In a direct response to me, Lehohla stated: “There is no legacy to protect on my part, Bhungane (my totem), nor language to polish. When a lie is told, there is no reason to give it a different word. It is simply a ‘lie,’ and when an argument does not make sense, it is called nonsense in the English language, and when nonsense is given wheels and wings to fly, it is called ‘rubbish.’ Those who wish to opine should do so from research rather than from a hailer.”

While I may not use his hyperbolic or confrontational language, I am neither uninformed nor inexperienced in public discourse. I have an academic and policy track record that makes me far more than “a hailer.” As many have rightly pointed out, shouting or using aggressive language does not strengthen an argument.

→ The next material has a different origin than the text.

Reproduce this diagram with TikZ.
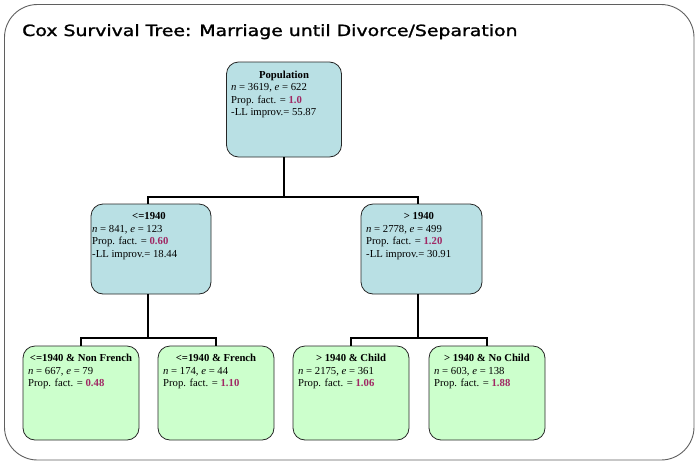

We must allow space for multiple viewpoints to ensure inclusive policymaking around poverty, inequality, land reform, and unemployment.

Finally, Lehohla attributes South Africa’s unique unemployment situation to two key factors: agricultural activity tied to land ownership and high levels of economic concentration. He argues that these factors challenge simplistic international comparisons and emphasise the centrality of the land question in shaping employment outcomes.

No. Lehohla is deliberately conflating issues to obscure the fact that his revered unemployment metrics miss the ethical forest for the numerical trees.

Siyayibanga le economy!

* Siyabonga Hadebe is an independent commentator based in Geneva on socio-economic, political and global matters.

** The views expressed here do not reflect those of the Sunday Independent, Independent Media, or IOL.